What is being asked:
Exactly as written, write out the lines below from the first to the one containing "from matplotlib.ticker import MultipleLocator", inclusive. Pictures do not belong in the copy.

[Charts and diagrams as code]
--- --- ---
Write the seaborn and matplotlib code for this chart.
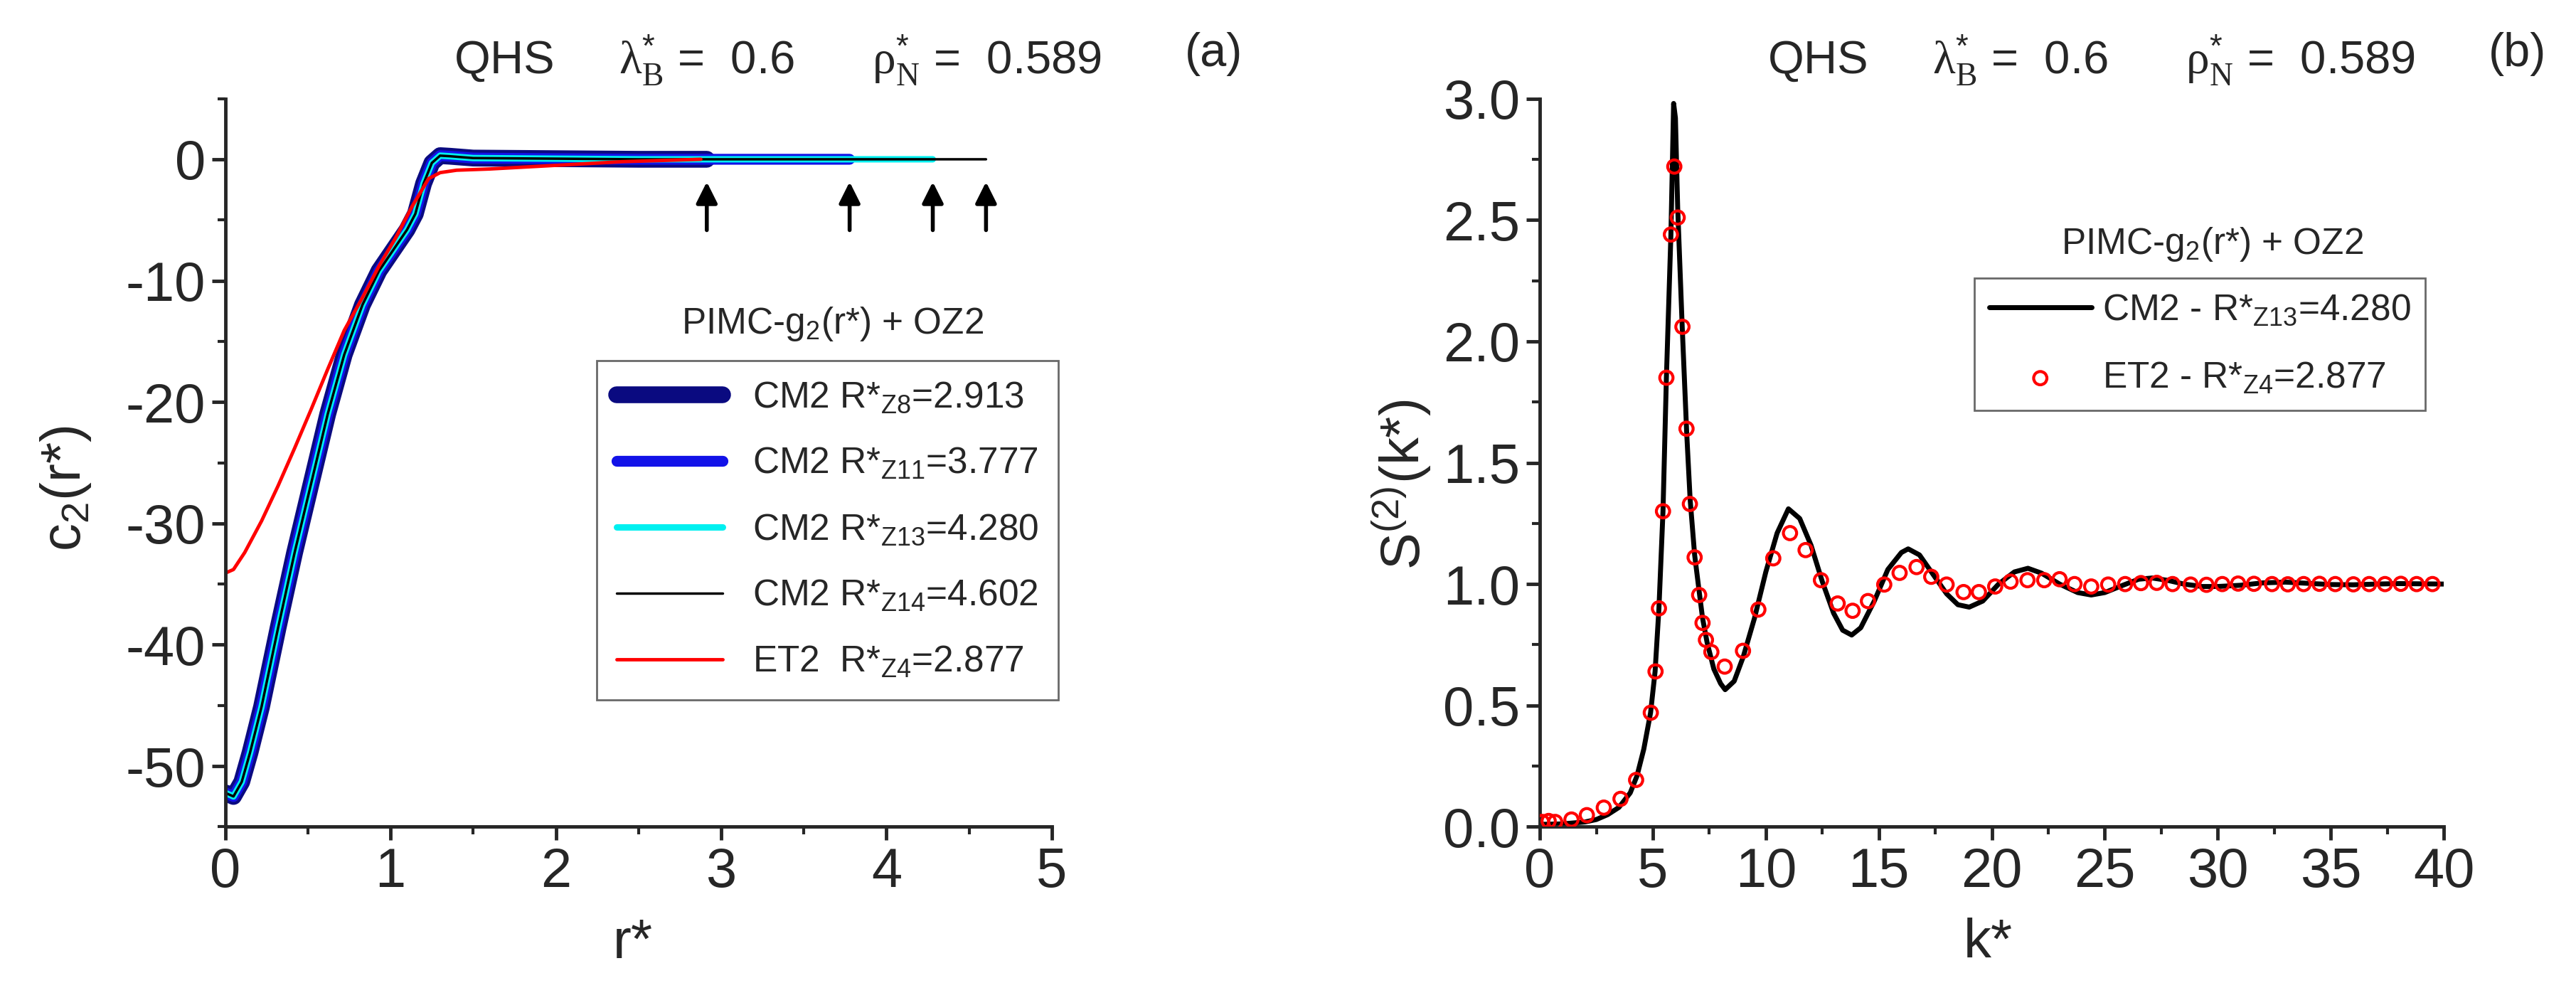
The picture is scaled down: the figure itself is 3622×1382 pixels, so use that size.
import numpy as np
import pandas as pd
import seaborn as sns
import matplotlib.pyplot as plt
from matplotlib.ticker import MultipleLocator

# ---- panel (a): direct correlation function c2(r*) ----
r_cm2 = [0.0, 0.05, 0.1, 0.15, 0.22, 0.32, 0.42, 0.52, 0.62, 0.72, 0.83, 0.93,
         1.0, 1.05, 1.1, 1.15, 1.2, 1.25, 1.3, 1.36, 1.5, 2.0, 2.5, 2.913,
         3.3, 3.777, 4.0, 4.28, 4.602]
c2_cm2 = [-52.2, -52.5, -51.3, -48.9, -45.1, -38.6, -32.4, -26.7, -21.0, -16.1, -12.0, -9.2,
          -7.8, -6.8, -5.8, -4.5, -2.0, -0.3, 0.3, 0.25, 0.1, 0.05, 0.0, 0.0,
          0.0, 0.0, 0.0, 0.0, 0.0]
R_cm2 = [2.913, 3.777, 4.280, 4.602]
cm2_labels = [r"CM2 R*$_{\mathrm{Z8}}$=2.913", r"CM2 R*$_{\mathrm{Z11}}$=3.777",
              r"CM2 R*$_{\mathrm{Z13}}$=4.280", r"CM2 R*$_{\mathrm{Z14}}$=4.602"]

r_et2 = [0.0, 0.05, 0.118, 0.22, 0.32, 0.42, 0.52, 0.62, 0.72, 0.83, 0.93, 1.03,
         1.13, 1.23, 1.3, 1.4, 1.6, 2.0, 2.4, 2.877]
c2_et2 = [-34.1, -33.8, -32.4, -29.8, -26.9, -23.8, -20.6, -17.3, -14.1, -11.4, -8.8, -6.5,
          -3.9, -1.6, -1.1, -0.9, -0.8, -0.5, -0.2, 0.0]

# ---- panel (b): structure factor S(k*) ----
k_cm2 = [0, 1, 2, 2.5, 3, 3.5, 4.0, 4.3, 4.6, 4.9, 5.1, 5.27, 5.45, 5.6, 5.8, 5.92,
         6.0, 6.1, 6.3, 6.5, 6.65, 6.85, 7.05, 7.2, 7.4, 7.7, 8.0, 8.2, 8.6, 9.0,
         9.5, 10.0, 10.5, 11.0, 11.5, 12.0, 12.5, 13.0, 13.4, 13.8, 14.2, 14.8,
         15.4, 16.0, 16.3, 16.8, 17.4, 18.0, 18.5, 19.0, 19.6, 20.3, 21.0, 21.6,
         22.2, 23.0, 23.8, 24.4, 25.0, 25.8, 26.5, 27.1, 27.8, 28.5, 29.3, 30.0,
         31, 32, 33, 34, 35, 36, 37, 38, 39, 40]
s_cm2 = [0.01, 0.012, 0.02, 0.03, 0.05, 0.08, 0.14, 0.21, 0.32, 0.47, 0.64, 0.90, 1.30,
         1.85, 2.44, 2.98, 2.92, 2.55, 2.06, 1.62, 1.35, 1.12, 0.97, 0.86, 0.76, 0.65,
         0.59, 0.565, 0.60, 0.70, 0.86, 1.05, 1.21, 1.31, 1.27, 1.16, 1.01, 0.88,
         0.81, 0.79, 0.82, 0.93, 1.06, 1.13, 1.145, 1.12, 1.04, 0.96, 0.915, 0.905,
         0.93, 1.0, 1.05, 1.065, 1.045, 1.0, 0.965, 0.955, 0.965, 0.995, 1.02, 1.025,
         1.015, 1.0, 0.99, 0.99, 0.995, 1.005, 1.008, 1.003, 0.998, 0.997, 1.0, 1.002,
         1.001, 1.0]

k_et2 = [0.1, 0.39, 0.68, 1.40, 2.08, 2.83, 3.57, 4.26, 4.91, 5.12, 5.27, 5.45, 5.60,
         5.80, 5.95, 6.10, 6.31, 6.49, 6.64, 6.85, 7.05, 7.20, 7.35, 7.59, 8.18, 8.99,
         9.67, 10.33, 11.07, 11.76, 12.44, 13.18, 13.84, 14.52, 15.24, 15.92, 16.67,
         17.32, 18.0, 18.75, 19.43, 20.15, 20.83, 21.58, 22.32, 23.0, 23.66, 24.4,
         25.15, 25.9, 26.6, 27.3, 28.0, 28.8, 29.5, 30.2, 30.9, 31.6, 32.4, 33.1,
         33.8, 34.5, 35.2, 36.0, 36.7, 37.4, 38.1, 38.8, 39.5]
s_et2 = [0.02, 0.024, 0.02, 0.03, 0.048, 0.079, 0.115, 0.193, 0.47, 0.64, 0.90, 1.30,
         1.85, 2.44, 2.72, 2.51, 2.06, 1.64, 1.33, 1.11, 0.955, 0.84, 0.77, 0.72,
         0.66, 0.725, 0.895, 1.106, 1.21, 1.14, 1.016, 0.92, 0.89, 0.93, 0.998, 1.046,
         1.07, 1.03, 0.998, 0.967, 0.967, 0.99, 1.01, 1.016, 1.016, 1.02, 1.0, 0.99,
         0.998, 1.0, 1.004, 1.005, 1.0, 0.998, 0.997, 1.0, 1.002, 1.001, 1.0, 0.999,
         1.0, 1.001, 1.0, 0.999, 1.0, 1.0, 1.001, 1.0, 1.0]

sns.set_style("ticks")
plt.rcParams['font.family'] = ['Liberation Sans', 'DejaVu Sans']
plt.rcParams['mathtext.fontset'] = 'custom'
plt.rcParams['mathtext.rm'] = 'Liberation Sans'
plt.rcParams['mathtext.it'] = 'Liberation Sans:italic'
plt.rcParams['mathtext.bf'] = 'Liberation Sans:bold'
plt.rcParams['mathtext.sf'] = 'Liberation Serif'
plt.rcParams['axes.unicode_minus'] = False

fig = plt.figure(figsize=(36.23, 13.82), dpi=100)
ax1 = fig.add_axes([0.0874, 0.1589, 0.3208, 0.7408])
ax2 = fig.add_axes([0.5976, 0.1589, 0.3508, 0.7408])

tick_fs = 56
lab_fs = 56
leg_fs = 37
title_fs = 47

# ---- panel (a) ----
df_cm2 = pd.DataFrame({"r": r_cm2, "c2": c2_cm2})
cm2_colors = ["#0a0a80", "#1212e8", "#00f0f0", "black"]
cm2_widths = [17, 11, 6.5, 2.5]
for R, lab, col, lw in zip(R_cm2, cm2_labels, cm2_colors, cm2_widths):
    sub = df_cm2[df_cm2["r"] <= R + 1e-9]
    sns.lineplot(data=sub, x="r", y="c2", ax=ax1, color=col, lw=lw, label=lab,
                 sort=False, estimator=None, solid_capstyle="round")
sns.lineplot(x=r_et2, y=c2_et2, ax=ax1, color="red", lw=3.5, label=r"ET2  R*$_{\mathrm{Z4}}$=2.877",
             sort=False, estimator=None)

for R in R_cm2:
    ax1.annotate("", xy=(R, -1.7), xytext=(R, -6.0),
                 arrowprops=dict(arrowstyle="-|>", color="black", lw=4, mutation_scale=45))

ax1.set_xlim(0, 5)
ax1.set_ylim(-55, 5)
ax1.xaxis.set_major_locator(MultipleLocator(1))
ax1.xaxis.set_minor_locator(MultipleLocator(0.5))
ax1.yaxis.set_minor_locator(MultipleLocator(5))
ax1.set_yticks([-50, -40, -30, -20, -10, 0])
ax1.set_xlabel("r*", fontsize=lab_fs)
ax1.set_ylabel(r"c$_2$(r*)", fontsize=lab_fs)
ax1.yaxis.set_label_coords(-0.16, 0.465)
ax1.xaxis.set_label_coords(0.493, -0.125)
ax1.legend(loc="lower right", bbox_to_anchor=(1.03, 0.149), fontsize=leg_fs,
           frameon=True, fancybox=False, edgecolor="#444444", handlelength=2.9,
           labelspacing=0.85, borderpad=0.55, handletextpad=0.8)
ax1.legend_.get_frame().set_linewidth(2)
ax1.text(0.735, 0.69, r"PIMC-g$_2$(r*) + OZ2", transform=ax1.transAxes,
         ha="center", va="center", fontsize=leg_fs)

# ---- panel (b) ----
sns.lineplot(x=k_cm2, y=s_cm2, ax=ax2, color="black", lw=5,
             label=r"CM2 - R*$_{\mathrm{Z13}}$=4.280", sort=False, estimator=None)
sns.scatterplot(x=k_et2, y=s_et2, ax=ax2, marker="o", s=180, facecolor="none",
                edgecolor="red", linewidth=3, label=r"ET2 - R*$_{\mathrm{Z4}}$=2.877", zorder=3)

ax2.set_xlim(0, 40)
ax2.set_ylim(0, 3.0)
ax2.xaxis.set_major_locator(MultipleLocator(5))
ax2.xaxis.set_minor_locator(MultipleLocator(2.5))
ax2.yaxis.set_major_locator(MultipleLocator(0.5))
ax2.yaxis.set_minor_locator(MultipleLocator(0.25))
ax2.yaxis.set_major_formatter(plt.FormatStrFormatter("%.1f"))
ax2.set_xlabel("k*", fontsize=lab_fs)
ax2.set_ylabel(r"S$^{(2)}$(k*)", fontsize=lab_fs)
ax2.yaxis.set_label_coords(-0.118, 0.47)
ax2.xaxis.set_label_coords(0.496, -0.125)
ax2.legend(loc="lower right", bbox_to_anchor=(1.0, 0.547), fontsize=leg_fs,
           frameon=True, fancybox=False, edgecolor="#444444", handlelength=2.8,
           labelspacing=0.9, borderpad=0.4, handletextpad=0.3)
ax2.legend_.get_frame().set_linewidth(2)
ax2.text(0.744, 0.80, r"PIMC-g$_2$(r*) + OZ2", transform=ax2.transAxes,
         ha="center", va="center", fontsize=leg_fs)

for ax in (ax1, ax2):
    sns.despine(ax=ax)
    ax.spines["left"].set_linewidth(3.5)
    ax.spines["bottom"].set_linewidth(3.5)
    ax.tick_params(which="major", direction="out", length=14, width=3.5,
                   labelsize=tick_fs, pad=6)
    ax.tick_params(which="minor", direction="out", length=8, width=3)

title = (r"QHS     $\mathsf{\lambda}^{*}_{\mathsf{B}}$ =  0.6      "
         r"$\mathsf{\rho}^{*}_{\mathsf{N}}$ =  0.589")
fig.text(0.176, 0.938, title, ha="left", va="center", fontsize=title_fs)
fig.text(0.471, 0.945, "(a)", ha="center", va="center", fontsize=48)
fig.text(0.686, 0.938, title, ha="left", va="center", fontsize=title_fs)
fig.text(0.977, 0.945, "(b)", ha="center", va="center", fontsize=48)

fig.savefig("out.png", dpi=100)
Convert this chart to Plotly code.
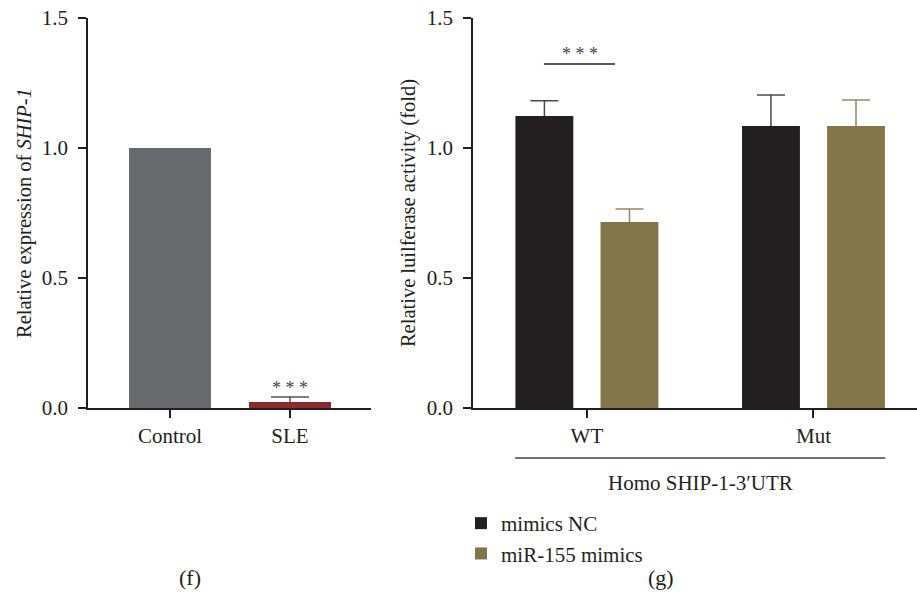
--- --- ---
Result below:
Write the seaborn and matplotlib code for this chart.
The picture is scaled down: the figure itself is 3622×1382 pixels, so use that size.
import numpy as np
import pandas as pd
import seaborn as sns
import matplotlib.pyplot as plt
from matplotlib.ticker import MultipleLocator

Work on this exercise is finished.